We use some Logical ORs (||) and a Logical And (&&) to do the magic. The cmd.exe shell uses short circuit logical operators, but what does that mean? In short, if we wanted to evaluate A && B the second expression (B) is only evaluated when the result is not fully determined by A. For example, given A && B, when A is false there is no reason to evaluate B since the Logical And will then be false regardless of the value of B. Enough of the Math/Logic lesson, back to our command...

The logic in our command reduces to: (Last Write Time Matches OR CreationDate Matches) AND copy. Given our short circuit logical operators, if neither the Creation or Last Write Times match, we don't do the copy. But if either matches, copy.

Now on to the much easier, PowerShell.

PowerShell

Not only is the PowerShell version is much easier, and much more robust, as it can actually compare dates. That means we could just as easily look for files created after any arbitrary date, not just January 1.

PS C:\> Get-ChildItem -Recurse -Include *.doc | Where-Object {
$_.LastWriteTime -ge "1/1/2011" -or $_.CreationTime -ge "1/1/2011" } |
Copy-Item -Destination C:\DocsFrom2011


The command can be shortened using built in aliases and shortened parameter names:

PS C:\> ls -r -i *.doc | ? { $_.LastWriteTime -ge "1/1/2011" -or $_.CreationTime -ge "1/1/2011" } |
cp -d C:\DocsFrom2011


This command does a recursive directory listing and pipes the results into a Where-Object filter.
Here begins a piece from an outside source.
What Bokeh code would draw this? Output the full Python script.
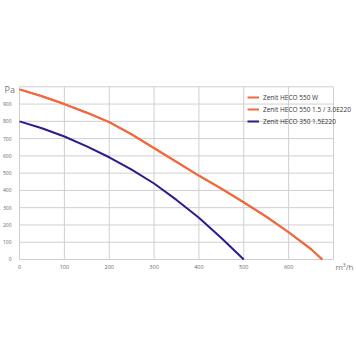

The filter only passes objects where the relevant timestamps are greater than, or equal to, Jan 1, 2011. All the objects that make it through the filter are sent to Copy-Item to be copied to our target folder.

The PowerShell version is included, even though this portion wasn't requested by our reader. I guess that makes me only half wanted. Since Hal's shell isn't supported on XP I guess he isn't wanted either, but here he is anyway.

Hal checks in

Not wanted? Don't go projecting your insecurities onto me now. Just repeat this daily affirmation, "CMD.EXE is good enough, and gosh darn it people just love XP!" Besides, you can always install Cygwin to help you over the rough spots.

This one really is similar to Episode #29-- we just have to do something with the file names once we pick them out. For that I think I'll bust out the cpio magic as I did back in Episode #115:

# touch -t 201101010000 /tmp/marker
# cd /some/source/dir
# find . -depth \( -name \*.doc -o -name \*.docx \) -newer /tmp/marker |
cpio -pd /path/to/target/dir

5854 blocks

First I use touch to create a file with the earliest date for files which we're interested in. I use this with "find ... -newer" to find all files that have been modified since this timestamp. Unfortunately traditional Unix file systems still don't track creation time on files (unless you've upgraded to EXT4), so last modified time is all we have to go on.

Our loyal reader specified that they were only interested in doc files, but I decided to make my life harder by looking for both the old style *.doc files and the newer *.docx format. Notice that the Windows guy in our little CommandLineKungFu partnership didn't think to look for both file extensions.

Notice that I'm also using the "-depth" option with find to work around any possible issues with read-only directory permissions when cpio is creating the parallel directory structure in the target directory. See the discussion in Episode #115 for more details.

So there you go, a solution to a new problem created by putting two earlier solutions together. And that's pretty much the Unix command-line religion anyway. And that's why Unix is cool. And, gosh darn it, people like it!